The apportionment of members of Senate among the States is not according to numbers, or the importance of the States; but is equal. This, on the plan of a consolidated government, is unequal and improper; but is proper on the system of confederation — on this principle I approve of it. It is indeed the only feature of any importance in the constitution of a confederated government. It was obtained after a vigorous struggle of that part of the Convention who were in favor of preserving the state governments.

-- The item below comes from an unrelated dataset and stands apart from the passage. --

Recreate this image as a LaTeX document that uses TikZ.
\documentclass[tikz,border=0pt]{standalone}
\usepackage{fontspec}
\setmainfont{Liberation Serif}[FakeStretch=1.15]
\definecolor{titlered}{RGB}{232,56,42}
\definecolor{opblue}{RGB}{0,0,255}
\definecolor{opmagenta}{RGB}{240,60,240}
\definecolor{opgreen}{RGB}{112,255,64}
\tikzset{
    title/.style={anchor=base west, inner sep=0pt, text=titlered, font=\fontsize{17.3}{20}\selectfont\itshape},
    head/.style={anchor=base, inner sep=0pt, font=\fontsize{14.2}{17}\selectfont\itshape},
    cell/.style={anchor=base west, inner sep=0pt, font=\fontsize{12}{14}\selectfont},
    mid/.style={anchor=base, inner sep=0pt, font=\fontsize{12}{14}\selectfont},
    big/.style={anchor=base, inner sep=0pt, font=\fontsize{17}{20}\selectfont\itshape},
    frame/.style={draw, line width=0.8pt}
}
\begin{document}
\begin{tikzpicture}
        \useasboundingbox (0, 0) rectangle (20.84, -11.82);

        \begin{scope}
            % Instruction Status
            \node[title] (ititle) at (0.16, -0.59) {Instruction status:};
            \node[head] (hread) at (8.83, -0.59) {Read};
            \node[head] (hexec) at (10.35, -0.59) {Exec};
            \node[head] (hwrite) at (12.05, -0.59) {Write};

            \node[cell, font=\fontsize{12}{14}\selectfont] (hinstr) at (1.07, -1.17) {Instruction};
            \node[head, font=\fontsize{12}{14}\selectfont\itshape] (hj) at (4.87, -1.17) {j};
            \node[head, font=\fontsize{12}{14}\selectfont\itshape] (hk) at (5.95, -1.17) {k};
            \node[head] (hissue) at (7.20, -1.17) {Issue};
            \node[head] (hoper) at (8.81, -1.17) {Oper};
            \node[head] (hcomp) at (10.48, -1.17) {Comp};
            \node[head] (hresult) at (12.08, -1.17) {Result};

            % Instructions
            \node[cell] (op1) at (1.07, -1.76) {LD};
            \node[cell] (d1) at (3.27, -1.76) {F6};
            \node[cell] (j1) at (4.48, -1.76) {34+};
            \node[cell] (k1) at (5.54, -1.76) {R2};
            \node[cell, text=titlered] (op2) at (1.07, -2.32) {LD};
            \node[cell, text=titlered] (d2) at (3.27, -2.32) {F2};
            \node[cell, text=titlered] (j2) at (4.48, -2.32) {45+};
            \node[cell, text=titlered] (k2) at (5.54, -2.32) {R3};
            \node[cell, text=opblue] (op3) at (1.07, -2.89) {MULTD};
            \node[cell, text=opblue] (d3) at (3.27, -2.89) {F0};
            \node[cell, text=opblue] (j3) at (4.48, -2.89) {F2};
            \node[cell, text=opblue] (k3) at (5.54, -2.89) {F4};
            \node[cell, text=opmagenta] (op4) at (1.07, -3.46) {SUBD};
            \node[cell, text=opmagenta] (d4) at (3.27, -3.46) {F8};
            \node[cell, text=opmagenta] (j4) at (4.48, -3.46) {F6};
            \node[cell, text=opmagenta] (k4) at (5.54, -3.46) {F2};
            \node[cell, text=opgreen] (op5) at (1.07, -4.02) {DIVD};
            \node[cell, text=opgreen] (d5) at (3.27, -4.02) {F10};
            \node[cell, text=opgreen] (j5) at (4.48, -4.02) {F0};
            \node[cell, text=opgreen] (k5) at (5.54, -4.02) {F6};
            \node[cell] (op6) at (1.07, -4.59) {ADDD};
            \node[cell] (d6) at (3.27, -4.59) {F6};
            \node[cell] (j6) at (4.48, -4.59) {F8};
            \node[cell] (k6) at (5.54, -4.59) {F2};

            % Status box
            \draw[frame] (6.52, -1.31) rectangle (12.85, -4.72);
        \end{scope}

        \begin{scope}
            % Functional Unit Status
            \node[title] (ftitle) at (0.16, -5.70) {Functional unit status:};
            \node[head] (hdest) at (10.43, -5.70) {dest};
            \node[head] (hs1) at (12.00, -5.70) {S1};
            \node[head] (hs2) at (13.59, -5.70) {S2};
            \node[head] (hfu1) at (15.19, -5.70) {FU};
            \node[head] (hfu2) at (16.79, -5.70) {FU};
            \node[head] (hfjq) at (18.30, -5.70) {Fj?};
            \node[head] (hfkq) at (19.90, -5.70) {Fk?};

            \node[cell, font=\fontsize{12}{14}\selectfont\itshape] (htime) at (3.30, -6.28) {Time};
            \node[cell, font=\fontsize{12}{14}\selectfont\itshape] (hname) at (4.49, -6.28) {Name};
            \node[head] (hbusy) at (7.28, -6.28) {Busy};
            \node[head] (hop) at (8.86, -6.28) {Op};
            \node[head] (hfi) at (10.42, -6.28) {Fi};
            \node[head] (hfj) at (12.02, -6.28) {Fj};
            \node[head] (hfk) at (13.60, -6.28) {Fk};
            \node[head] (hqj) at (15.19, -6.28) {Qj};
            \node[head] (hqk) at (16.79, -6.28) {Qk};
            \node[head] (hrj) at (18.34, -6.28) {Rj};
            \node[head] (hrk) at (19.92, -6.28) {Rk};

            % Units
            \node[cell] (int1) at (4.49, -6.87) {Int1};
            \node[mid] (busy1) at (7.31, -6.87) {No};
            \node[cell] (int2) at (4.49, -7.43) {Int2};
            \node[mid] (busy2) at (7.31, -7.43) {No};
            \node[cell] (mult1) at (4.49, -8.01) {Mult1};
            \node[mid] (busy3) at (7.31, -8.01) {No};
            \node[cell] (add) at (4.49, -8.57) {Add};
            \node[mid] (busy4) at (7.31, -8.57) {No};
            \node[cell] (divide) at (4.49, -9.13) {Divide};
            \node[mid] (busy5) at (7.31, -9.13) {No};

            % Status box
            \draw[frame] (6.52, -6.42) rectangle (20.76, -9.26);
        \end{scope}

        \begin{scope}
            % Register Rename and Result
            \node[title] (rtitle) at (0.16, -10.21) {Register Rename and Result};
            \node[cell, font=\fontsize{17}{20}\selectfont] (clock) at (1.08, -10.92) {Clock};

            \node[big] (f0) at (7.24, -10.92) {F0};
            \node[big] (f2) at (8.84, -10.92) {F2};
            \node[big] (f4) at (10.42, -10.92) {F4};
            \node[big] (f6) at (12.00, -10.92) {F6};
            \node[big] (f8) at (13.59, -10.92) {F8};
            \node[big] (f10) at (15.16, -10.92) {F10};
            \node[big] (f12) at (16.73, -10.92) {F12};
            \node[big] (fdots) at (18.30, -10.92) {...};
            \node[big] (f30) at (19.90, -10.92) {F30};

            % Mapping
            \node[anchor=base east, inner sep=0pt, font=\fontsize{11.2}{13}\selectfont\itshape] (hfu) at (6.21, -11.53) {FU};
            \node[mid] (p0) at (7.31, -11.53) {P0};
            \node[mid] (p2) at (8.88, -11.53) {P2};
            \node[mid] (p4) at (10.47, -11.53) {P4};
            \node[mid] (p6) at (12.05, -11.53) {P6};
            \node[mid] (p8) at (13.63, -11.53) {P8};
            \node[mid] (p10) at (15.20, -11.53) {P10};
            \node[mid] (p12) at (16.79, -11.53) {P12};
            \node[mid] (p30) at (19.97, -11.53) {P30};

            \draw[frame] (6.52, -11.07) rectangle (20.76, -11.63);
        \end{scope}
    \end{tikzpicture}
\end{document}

It is to be regretted, that they were not able to have infused other principles into the plan, to have secured the government of the respective states, and to have marked with sufficient precision the line between them and the general government.

As Mark Levin pointed out in his book The Liberty Amendments the accountability of Senators to their state legislatures was a key feature in ensuring the ultimate accountability of the Federal government to the states from which it sprang.  The amending of the Constitution to allow direct election of Senators has turned out to be a long-term disaster for state's right, the Constitution, and ultimately the rule of law and the will of the people.  Consider the biggest disaster--Obamacare.  If states selected Senators, this monstrosity would never have seen the light of day...to begin with my home state-Virginia-is strongly conservative-Northern Virginia's lunatic Arlington and Alexandia liberals and Richmond's inner city residents excluded, and would never have had two Democratic Senators to vote for this disaster.  Arkansas, Louisiana, and Montana would like have not had Democratic Senators either.

So, once again we see that our Founders clearly understood the danger of overly centralized and tyrannical power that knows no bounds or limits...and took steps to ensure it wouldn't happen easily.